Livermore argues that contemporary parties provide a valuable service to presidents who seek to increase their control over administrative agencies. According to Livermore, presidents typically use two strategies to control agencies. One is to centralize agency decision-making authority in the White House so that the president’s staff scrutinizes major agency actions before they are imposed on the public. Another is to use the constitutional appointment power to appoint individuals to key agency positions who presidents can trust to carry out their will.
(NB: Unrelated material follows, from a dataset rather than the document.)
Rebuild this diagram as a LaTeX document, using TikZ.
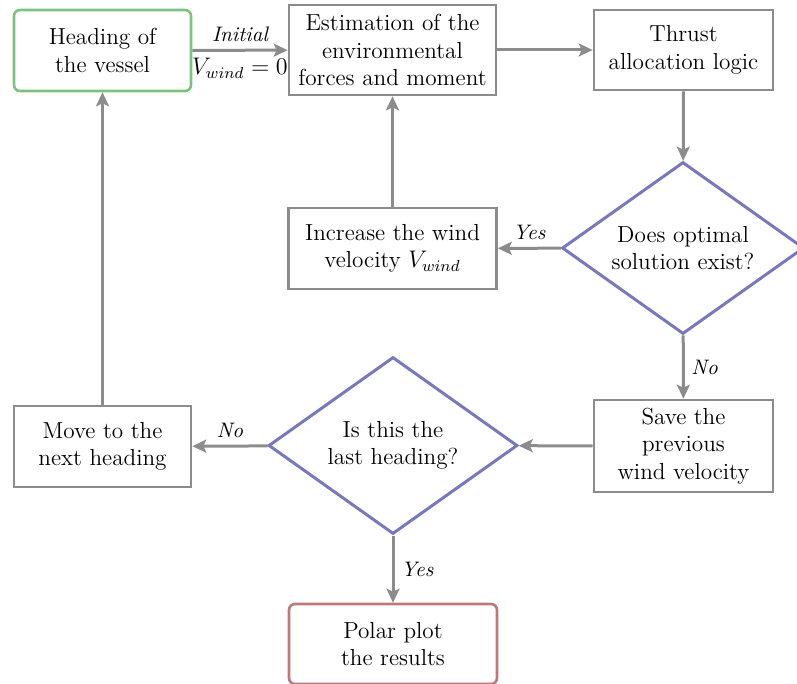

Yet Livermore points out that White House centralization and use of political appointments are not easy strategies for presidents to perform in practice. As a practical matter, presidents do not have the time or resources to monitor most of the work that happens at agencies. The decisions of agency staff will in effect be final. Therefore, presidents seek to build administrations filled with people who share their preferences. Otherwise, centralization and appointments will not effectively serve presidential oversight.
In Livermore’s view, locating loyal and competent individuals to serve in their administrations is one of the most difficult challenges that incoming presidents face. In this respect, Livermore contends that contemporary parties offer presidents a valuable service. Due to their national, professional, and ideological nature, contemporary parties supply presidents with groups of easily identifiable partisans with particular policy expertise who are committed to a party’s policy positions. These individuals have exposure to a party’s various constituencies and experience balancing their various – and sometimes competing – interests. To Livermore, it is hard to imagine a more useful asset for an incoming president than the committed, well-trained, and loyal pool of possible agency leaders.
But in the process of changing how presidents supervise the federal bureaucracy, contemporary parties affect the normative justifications put forward for presidential influence over agencies. According to Livermore, the idea that presidents have a special relationship with the American electorate as nationally elected figures does not accurately reflect the way that contemporary parties select presidential candidates. Instead of choosing candidates who maximize the number of votes by occupying the political center, today’s parties tend to prefer candidates who represent the party’s narrower ideological interests.
Even if presidents do not accurately represent majority preferences, however, presidential supervisory power over agencies may still be justified, argues Livermore. Presidential power can facilitate responsible party governance by creating a way for policy preferences of the electorally successful party to be implemented. From this view, insulating agencies from presidential influence to separate them from partisan politics would undermine the ability of parties to affect policy by winning elections. Presidential oversight allows the electorate to hold winning parties and elected officials responsible for the actions taken by agencies under their charge.
In short, Livermore views contemporary parties as possessing both benefits and risks for the efficient operation and democratic accountability of the federal administrative state. With the 2016 presidential election and further elections to follow, scholars will have plenty of opportunities to evaluate Livermore’s argument and decide whether today’s parties are boons or busts for presidential – and public – control of agency action.